Preceding photos all by Maika Elan
Looking at each photo may look like snapshots, but when seen together in a series, the essay starts to weave a compelling story, whetting our interest to go back at each photo and feel them. Maybe even making us read the accompanying thousand words.
After an hour of visual smorgasbord, Guerrero then ask what ties all these depicted famous photographers.
They were all photo essayists.
Their messages were that of emotions through a narrative visual style as opposed to a thematic approach. Once again, Guerrero stresses emotion is the key component as opposed to information.
He quotes, “a successful travel photograph doesn’t show what a place looks like, it shows what a place feels like”. Can a photo exude emotion without people in it?
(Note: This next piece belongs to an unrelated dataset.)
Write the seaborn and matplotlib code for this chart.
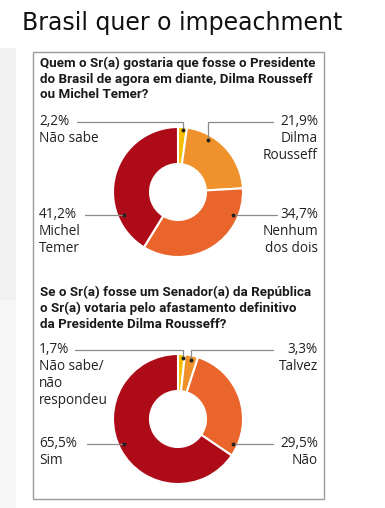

I was expecting a quickie formula of how to make an effective photo essay like the inane ‘rule of thirds’. Instead, Guerrero expounds on his philosophy when doing a photo essay on a travel photography assignment. He places great importance on choosing your subject and to know them, talk to them, getting a good feel of the subject and the environment. Aside from shooting portraits, take photos of their landscape, cultures, customs, and history. Food even. The images should exude a feeling of a time and place.
And then in conclusion, Guerrero further urges that if you think you are done, keep on shooting.
Postproduction, Guerrero advises to look at your contact sheets and analyze one’s photo series. Better yet, look at other’s contact sheet and study how they approach their subject matter.
Contact Sheet by Dennis Stock of James Dean, 1955, Times Square
What could be the establishing shot or what could have been done differently? Sometimes it is not the best photo chosen that describes the story best.
Lastly, I asked, what advantages would we get from doing a narrative photo series? Guerrero maintains that a photo essay mindset will help improve one’s photography by exploring the different facets of photography, help develop a visual style and possess a powerful visual storytelling tool.
Just then I wondered what were in those chicken shoot that was inspirational.
Francisco ‘Paco’ Guerrero, is the Executive Editor and co-founder at GRID magazine. Up his sleeves is a degree in Anthropology and Communications from Goldsmiths College, London. A stellar photographer who has been shooting travel and lifestyle images of bold-faced international clients while based in Spain and the Philippines.